Gardenswartz declined to comment when reached by phone.
He established his business in 1994, according to the Secretary of State’s Office, and continues to operate under Gardenswartz & Associates. The company’s LinkedIn profile reports it has fewer than 10 employees.
This is the second time in five years that one of Gardenswartz’s partners sued him after leaving the firm. After working his way up in the practice, Brian Dodds was made a partner in 2009, taking a 5 percent stake in the practice, according to legal documents. When Gardenswartz solicited money from Dodds in January 2016, Dodds discovered a broken budget that stretched back years.
Dodds sued Gardenswartz on July 1, 2016.
According to Dodds’ lawsuit, Gardenswartz loaned himself $3.2 million from his own business, while missing employee payroll and making late payments to employee retirement plans and the health insurance plan.
Gardenswartz never filed a formal response to Dodds’ complaint in court. In a July 2016 motion requesting a hearing be rescheduled, Gardenswartz’s attorney, Jason Astle of Springer & Steinberg, countered that “at the heart of (Dodds) allegations, though, are speculative claims about how the accounting of the firm’s books were handled. What Dodds also admits, however, is that as a director, he never met his own fiduciary duty to review the books to ensure that they were properly kept.”
Dodds and Gardenswartz settled out of court in October 2016. Before the end of the year, Gardenswartz sued Dodds, claiming he had violated his confidentiality agreement by telling clients Gardenswartz had committed “borderline fraud.”
A district judge dismissed the case in October 2017 after the two parties reached a settlement.
After learning of litigation between Gardenswartz and Dodds, Prosser realized his own promised business perks were part of “a deliberate scheme Gardenswartz had used with his prior CPA practice partner,” the Jan. 6 lawsuit claims. “Certified Public Accountants have ethical duties prohibiting Gardenswartz from doing what he did to Mr. Prosser.”
Today, Prosser claims Gardenswartz owes him more than $185,000. Claiming fraudulent inducement and breach of fiduciary duties, the lawsuit also asks for punitive damages.

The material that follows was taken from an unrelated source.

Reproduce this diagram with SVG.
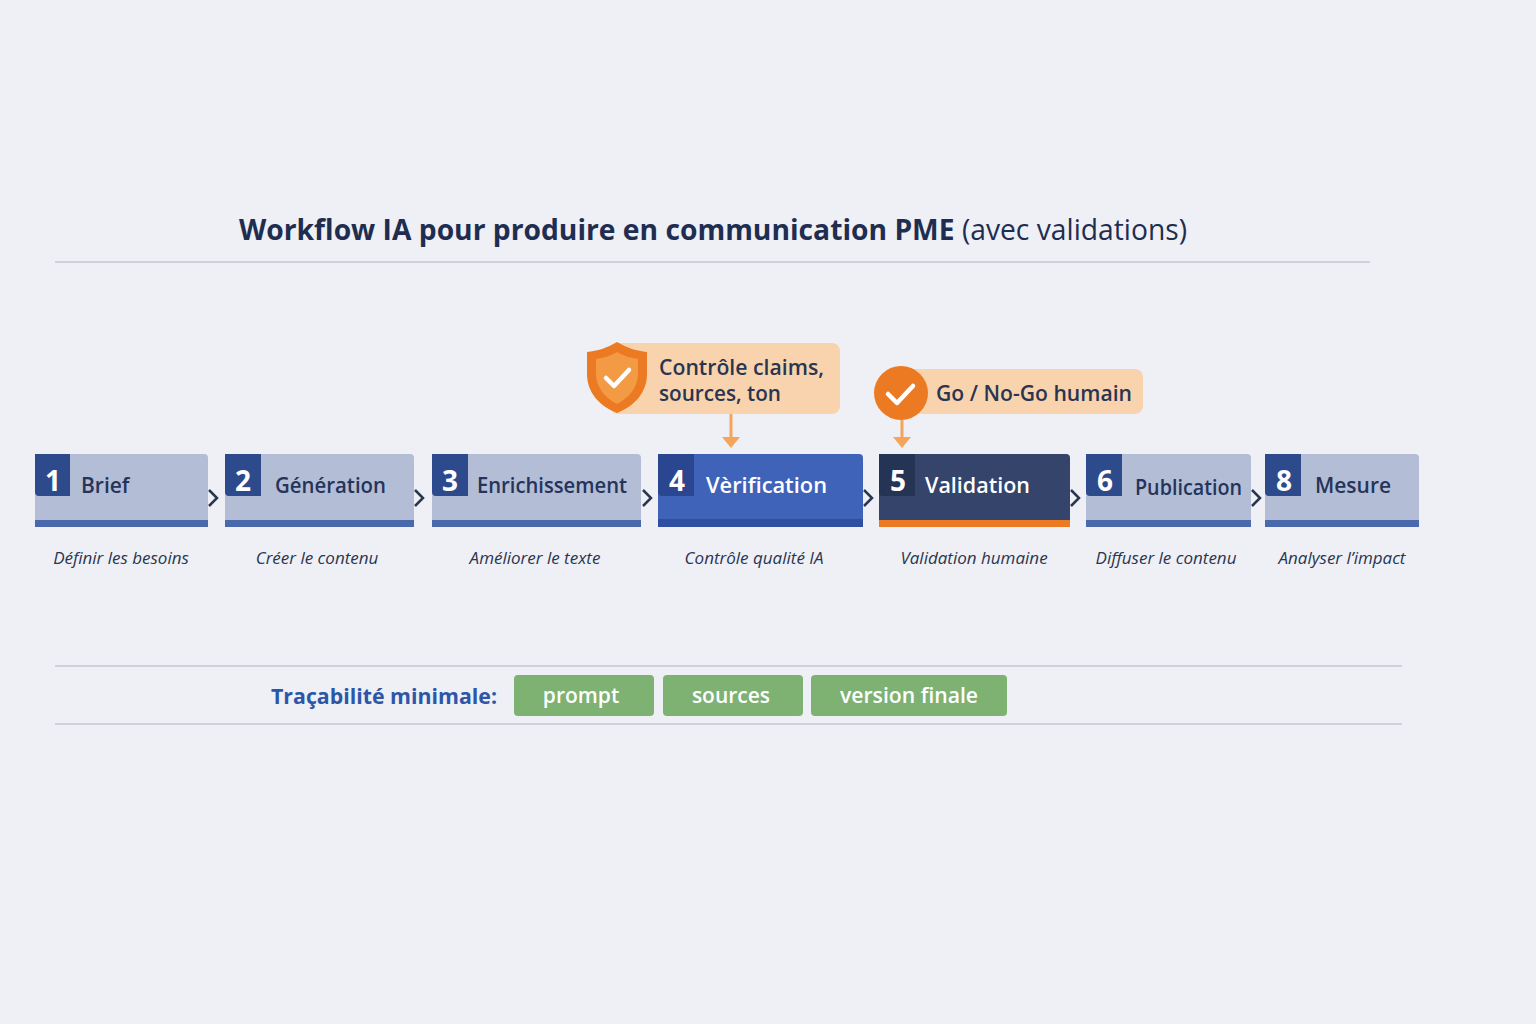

“Gardenswartz knew what he was doing, he had employed the same tactics and scheme with his prior CPA practice partner,” the lawsuit claims. “Gardenswartz’s conduct constitutes fraud, malice, or willful and wanton conduct that caused Mr. Prosser damages and which should be punished.”
Prosser’s attorney, Steven Anderson of the Littleton firm Anderson & Jahde, declined to discuss the case with BusinessDen.